Wednesday, May 23, 2007


Before There was Martha

Last night’s Masterpiece Theatre aired “The Secret Life of Mrs. Beeton.” How could I have not known about this woman! She invented the modern recipe format. Isabella Mary Beeton was a no nonsense Victorian woman who married a for love. Mr. Beeton a visionary publisher believed in making how-to magazines and books available to the masses (sound familiar). Isabella contributed a column or to Mr. Beeton’s The Englishwoman’s Domestic Magazine, scandalizing her family by going into work every day. She authored the monumental work Mrs. Beeton’s Book of Household Management, which presented hundreds of recipes for the masses. Isabella was not much of a cook, but she painstakingly tested recipes sent in by readers of the magazine. What an extraordinary woman. Now I wonder if she has a crafty side…

Monday, May 14, 2007


The Best of What's Around

Two states, five counties, and seven cities later I finally had to abandon my Craig’s List dream of a yard. The idea of using all the stuff I can scrounge on Craig’s List to landscape has been dashed by the realities of time. I have been saving toward landscaping this summer so I have a bit of money, but between travel and work I have no time. I got practical and ordered eight yards of top soil to build a burm in which to plant the xeriscape plants I bought via the City at wholesale prices. I did pay for my decision; the landscaping company dumped the dirt literally in the middle of the road creating a traffic hazard that I had to take care of one shovel full at a time. They said help was on the way, but it never showed.

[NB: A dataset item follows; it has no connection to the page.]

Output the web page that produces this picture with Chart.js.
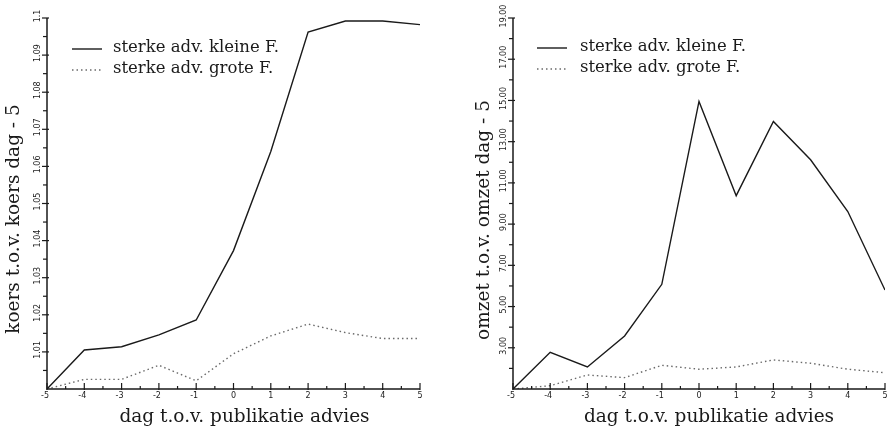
<!DOCTYPE html>
<html><head><meta charset="utf-8">
<script src="https://cdn.jsdelivr.net/npm/chart.js@4/dist/chart.umd.min.js"></script>
<style>
html,body{margin:0;padding:0;background:#fff;width:889px;height:431px;overflow:hidden}
#l{position:absolute;left:0;top:0}
#r{position:absolute;left:445px;top:0}
</style></head><body>
<canvas id="l" width="445" height="431"></canvas>
<canvas id="r" width="444" height="431"></canvas>
<script>
// ---- data ----
const days = [-5,-4,-3,-2,-1,0,1,2,3,4,5];
const koersKlein = [1.000,1.0105,1.0114,1.0146,1.0186,1.0373,1.0640,1.0962,1.0992,1.0992,1.0982];
const koersGroot = [1.000,1.0026,1.0026,1.0064,1.0022,1.0095,1.0143,1.0175,1.0152,1.0136,1.0136];
const omzetKlein = [1.00,2.78,2.07,3.57,6.08,14.95,10.38,13.98,12.12,9.61,5.80];
const omzetGroot = [1.00,1.16,1.68,1.55,2.15,1.96,2.07,2.41,2.25,1.96,1.79];
const xTickLabels = ['-5','-4','-3','-2','-1','0','1','2','3','4','5'];
const koersTickLabels = ['1.01','1.02','1.03','1.04','1.05','1.06','1.07','1.08','1.09','1.1'];
const omzetTickLabels = ['3.00','5.00','7.00','9.00','11.00','13.00','15.00','17.00','19.00'];
const seriesNames = ['sterke adv. kleine F.','sterke adv. grote F.'];
const xTitle = 'dag t.o.v. publikatie advies';
const koersTitle = 'koers t.o.v. koers dag - 5';
const omzetTitle = 'omzet t.o.v. omzet dag - 5';

const SERIF = '"DejaVu Serif", serif';
const INK = '#1a1a1a';
const DOT = '#6a6a6a';

function pts(ys){ return days.map((d,i)=>({x:d,y:ys[i]})); }

function decorations(o){
  return {
    id:'decor',
    afterDraw(chart){
      const ctx = chart.ctx, a = chart.chartArea, xs = chart.scales.x, ys = chart.scales.y;
      ctx.save();
      ctx.strokeStyle = INK; ctx.fillStyle = INK; ctx.lineWidth = 1.5; ctx.setLineDash([]);
      ctx.beginPath();
      ctx.moveTo(a.left, a.top); ctx.lineTo(a.left, a.bottom); ctx.lineTo(a.right, a.bottom);
      ctx.stroke();
      ctx.lineWidth = 1.2;
      const xv = xTickLabels.map(Number);
      xv.forEach((v,i)=>{
        const px = xs.getPixelForValue(v);
        ctx.beginPath(); ctx.moveTo(px, a.bottom+1); ctx.lineTo(px, a.bottom-6); ctx.stroke();
        if(i < xv.length-1){
          const mx = xs.getPixelForValue((v+xv[i+1])/2);
          ctx.beginPath(); ctx.moveTo(mx, a.bottom); ctx.lineTo(mx, a.bottom-3); ctx.stroke();
        }
      });
      ctx.font = '8px "DejaVu Sans", sans-serif';
      ctx.textAlign = 'center'; ctx.textBaseline = 'top';
      xTickLabels.forEach((t,i)=>{
        ctx.fillText(t, xs.getPixelForValue(xv[i]) - (xv[i]<0?2:0), a.bottom + 3);
      });
      const yv = o.yLabels.map(Number);
      const all = [o.yMin].concat(yv);
      all.forEach((v,i)=>{
        const py = ys.getPixelForValue(v);
        if(i>0){ ctx.beginPath(); ctx.moveTo(a.left-5, py); ctx.lineTo(a.left+2, py); ctx.stroke(); }
        if(i < all.length-1){
          const my = ys.getPixelForValue((v+all[i+1])/2);
          ctx.beginPath(); ctx.moveTo(a.left-4, my); ctx.lineTo(a.left, my); ctx.stroke();
        }
      });
      ctx.font = '8px "DejaVu Sans", sans-serif';
      ctx.textAlign = 'center'; ctx.textBaseline = 'middle';
      o.yLabels.forEach((t,i)=>{
        const py = ys.getPixelForValue(yv[i]);
        ctx.save(); ctx.translate(a.left-9, py-2); ctx.rotate(-Math.PI/2);
        ctx.fillText(t, 0, 0); ctx.restore();
      });
      ctx.font = o.titleFont;
      ctx.textAlign = 'center'; ctx.textBaseline = 'middle';
      ctx.fillText(xTitle, (a.left+a.right)/2 + o.xTitleDx, a.bottom + 28);
      ctx.save(); ctx.translate(o.yTitleX, o.yTitleY); ctx.rotate(-Math.PI/2);
      ctx.fillText(o.yTitle, 0, 0); ctx.restore();
      ctx.font = o.legendFont; ctx.textAlign = 'left'; ctx.textBaseline = 'middle';
      chart.data.datasets.forEach((ds,i)=>{
        const ly = o.legY + i*o.legGap;
        ctx.strokeStyle = ds.borderColor; ctx.lineWidth = ds.borderWidth;
        ctx.setLineDash(ds.borderDash || []);
        ctx.beginPath(); ctx.moveTo(o.legX, ly+1); ctx.lineTo(o.legX+30, ly+1); ctx.stroke();
        ctx.setLineDash([]);
        ctx.fillStyle = INK;
        ctx.fillText(ds.label, o.legX+o.legTx, ly);
      });
      ctx.restore();
    }
  };
}

function makeChart(id, s1, s2, o){
  return new Chart(document.getElementById(id), {
    type:'line',
    data:{ datasets:[
      {label:seriesNames[0], data:pts(s1), borderColor:INK, borderWidth:1.4, pointRadius:0, tension:0, fill:false},
      {label:seriesNames[1], data:pts(s2), borderColor:DOT, borderWidth:1.4, borderDash:[1.5,3], pointRadius:0, tension:0, fill:false}
    ]},
    options:{
      responsive:false, animation:false, devicePixelRatio:1,
      layout:{ padding:{ top:18, right:o.padRight, left:0, bottom:0 } },
      plugins:{ legend:{display:false}, tooltip:{enabled:false} },
      scales:{
        x:{ type:'linear', min:-5, max:5, grid:{display:false}, border:{display:false},
            ticks:{display:false}, afterFit(s){ s.height = 431-389; } },
        y:{ type:'linear', min:o.yMin, max:o.yMax, grid:{display:false}, border:{display:false},
            ticks:{display:false}, afterFit(s){ s.width = o.leftW; } }
      }
    },
    plugins:[decorations(o)]
  });
}

makeChart('l', koersKlein, koersGroot, {
  yMin:1.00, yMax:1.10, yLabels:koersTickLabels, padRight:25, leftW:47,
  titleFont:'18.5px '+SERIF, legendFont:'16.5px '+SERIF, xTitleDx:11,
  yTitle:koersTitle, yTitleX:14, yTitleY:219,
  legX:72, legY:48, legGap:21, legTx:41
});
makeChart('r', omzetKlein, omzetGroot, {
  yMin:1, yMax:19, yLabels:omzetTickLabels, padRight:4, leftW:68,
  titleFont:'18.5px '+SERIF, legendFont:'16.5px '+SERIF, xTitleDx:10,
  yTitle:omzetTitle, yTitleX:39, yTitleY:220,
  legX:92, legY:47, legGap:21, legTx:43
});
</script>
</body></html>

Anyway back to the trip. I roared through the states of Maryland and Virginia for both work and pleasure. Work took me to Maryland Sheep and Wool the largest sheep show in the county where I enjoyed lamb sausage and large glasses of ice tea. My colleagues and I had our annual meal at May’s in Fredric Maryland where we feasted on lovely lump meat crab cakes with a side of giddiness that always accompanies a day at the show and gathering of friends. We met with one of the grand dames of weaving and her adorable husband for cocktails in Baltimore and then were led to a dive to eat when my traveling companion asked a homeless person for advise. In Charlottesville, Virginia, my hometown, I collapsed at a childhood friend’s apartment situated conveniently over a wine shop where we could scurry down the back stairs and grab a bottle of locally produced wine, fresh baked bread, and sheep’s milk cheese for snacking. While in the area I visited my god donkeys and their caretaker Ginger and gathered eggs from her neighbor’s farm, enjoyed a spinach pate with a high school friend, and ate a nostalgic dinner of grilled chicken, corn one the cob, and green beans with family while reminiscing about the 1,500 chocolate chip cookies we used to bake for the Messiah Sing-In. In Richmond, I visited my sister where we roamed the thrift stores and ate Thai food before pressing onto the Shenandoah Valley to spend a few hours with my mother eating fried chicken and spinach fresh from the garden. It is not with total regret that I gaze at my lump of commercial dirt and realize that one has to be flexible.

Today’s Lunch
Springtime Fettuccine

4 oz fettuccine
1 tbsp coconut or olive oil
1/2 onion, chopped
1 yellow squash, chopped
1/2 cup of peas (frozen or fresh)
1 tsp basil
Salt and pepper to taste
1/4 cup Parmesan

Cook fettuccine according to instruction on the package. In a large skillet, melt oil on medium heat and add onion. Cook until the onions are translucent, about three minutes, and add, bazil, salt and pepper, squash, and peas. Cover and cook for about ten minutes until the squash is tender. Toss with fettuccine and top with parmesan.